В левом сандалике песок. Мальчик разувается и, не вытряхивая, ставит сандалии на ступеньку.
Мама ничего не говорит.
Мальчик нагибается, берет с земли палку, рисует ею домик: черточку сверху вниз, от нее — слева направо, а потом снизу вверх и справа налево. Вот и дом. И можно еще две косые черточки сверху: крыша. В доме оказываются песок, зеленоватый камешек и муравей. Он бежит по дому, а потом вдруг проходит через стену.
Мальчик той же палкой разравнивает землю. Нет никакого дома, раз так!
А мама за его спиной собирает тарелки, начинает их мыть. И — ни слова. Тогда он снимает рубашку. И кладет ее рядом с сандалиями.
— Тебе жарко? — спрашивает наконец мама.
Он не отвечает, только крутит головой: нет, мол.
— Ну что? Заело колесико? — говорит мама. Она обнимает сына за плечи, начинает его тихонько раскачивать.

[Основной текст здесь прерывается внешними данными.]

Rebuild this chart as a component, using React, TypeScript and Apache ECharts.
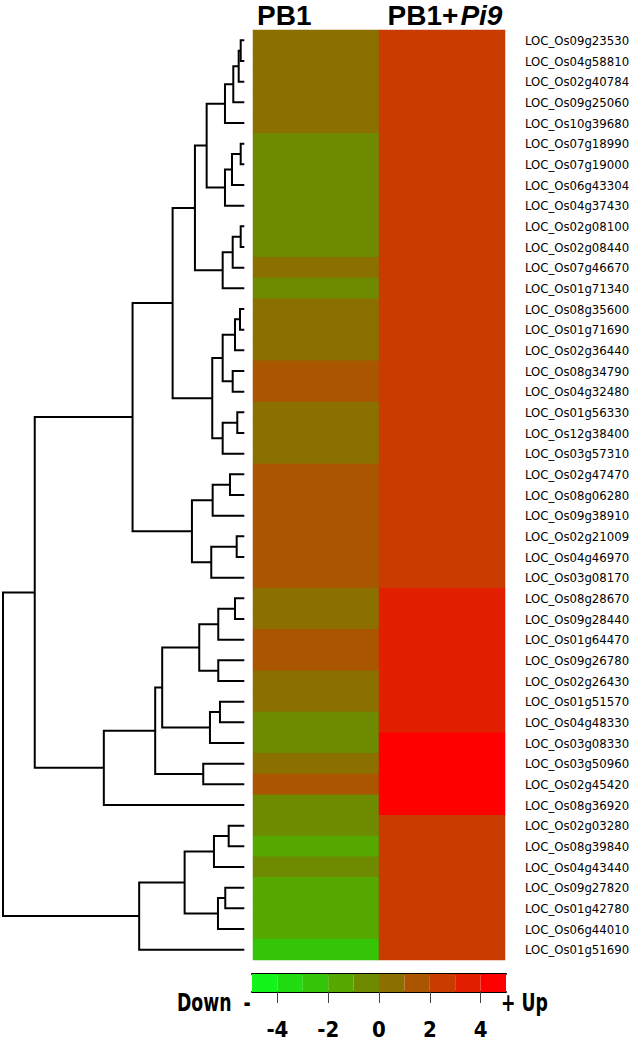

Он сперва упирается, а потом — ничего. И тогда получается вроде бы так:
День капризничал весь день.
Говорил, что он — не День,
Что не темень и не свет,
Только «не» твердил да «нет».
Башмачки он не надел,
Манной каши не поел.
Рук не вымыл перед сном,
Дом поставил кверху дном,
Лег на землю под сосну,
И сказал: «Я НЕ засну».
Мальчик закрывает глаза и улыбается.
— Пойдем-ка спать, — говорит мама.
— Мама, я же теперь ложусь в девять часов!